Se acostumbra a decir que no todo es blanco o negro para referirnos a realidades complejas que exigen recapacitar antes de emitir un juicio. Algunos preferirían soluciones más radicales, contundentes e inmediatas.
En el evangelio de hoy encontramos un texto al respecto. Como todo lo del evangelio ha merecido muchos comentarios a lo largo de la historia y, probablemente, se sucederán muchos otros.
San Agustín señalaba que el trigo y la cizaña indican la permanencia, en la Iglesia visible, de santos y pecadores a lo largo de toda la historia. Sólo al final, en el juicio, podrá separarse y cada cual sabrá su verdad. Una sociedad de puros, como quisieron los donatistas en la época de Agustín, no es la Iglesia. Cuando se pretende discriminar para quedarse con los buenos se acaba creando una secta o un club de gente “guay” que al final son un incordio de pedantería. Experimentos de estos los ha habido a lo largo de la historia y, la tentación de llevarlo a cabo, aún más. Pero, por un misterioso aunque misericordioso designio, Dios lo quiere así. Los malos provocan la paciencia de los buenos y estos pueden mover a la conversión de aquellos. Por otra parte, quizás a veces somos cizaña y no trigo y suerte tenemos que no nos arranquen de cuajo, porque fuera de la Iglesia desapareceríamos.

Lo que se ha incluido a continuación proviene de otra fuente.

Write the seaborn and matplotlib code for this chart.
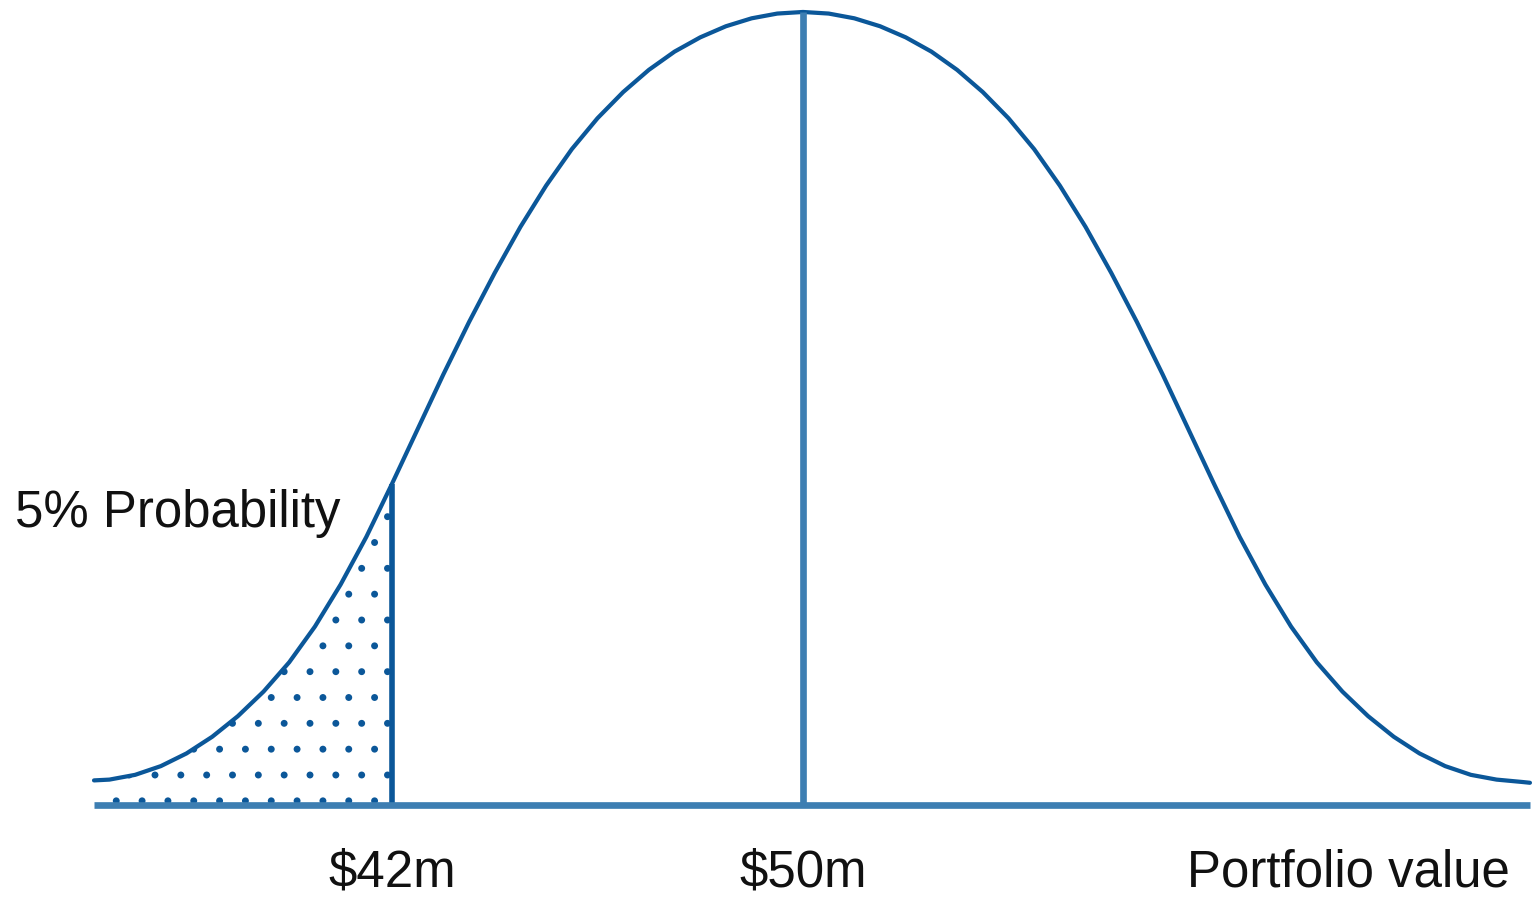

Pío XII, dijo “toda falta, aunque sea un pecado grave, de sí no da como resultado –como el cisma, la herejía o la apostasía- separar al hombre del Cuerpo de la Iglesia”. E invitaba a mirar con misericordia, que no es tolerancia ni indiferencia cínica, a los pecadores como miembros enfermos de Jesucristo. Porque, mientras permanecen en la Iglesia aún pueden cambiar y no podemos desesperar nunca de su salvación.
Otros autores juzgan que el texto puede aplicarse también al corazón del hombre. El cristiano, aunque redimido por la sangre de Cristo, experimenta en su interior contradicciones y a veces, queriendo erradicar lo que tiene de malo arrasa con lo bueno. Es un problema de paciencia. Igual va a un grupo de formación y le parece que allí hay gente que le mira mal, o no se siente a nivel, y deja de ir porque eso le produce malestar, dice que le quita la paz. Y arrasa el campo. Porque igual le miran mal porque son estrábicos o tontos y hay que tener paciencia.
El que sin duda tiene paciencia e infinita es Dios. Jesús en su vida terrena no dejó de banquetear con pecadores y de acercarse a lo que hoy calificaríamos como chusma. No por eso perdió su santidad ni la disminuyó en nada. Se acercaba para salvar. Y en vez de andar podándolo todo hasta quedarse sin raíces, como hacen algunos horticultores espirituales muy poco compasivos, llevaba a los pecadores a conversión.
La parábola de hoy nos enseña paciencia, con uno mismo, con el prójimo y singularmente con los compañeros de camino en la Iglesia. Una paciencia que engendra el reconocimiento de la misericordia que han tenido con nosotros y nos lleva a querer ser misericordiosos.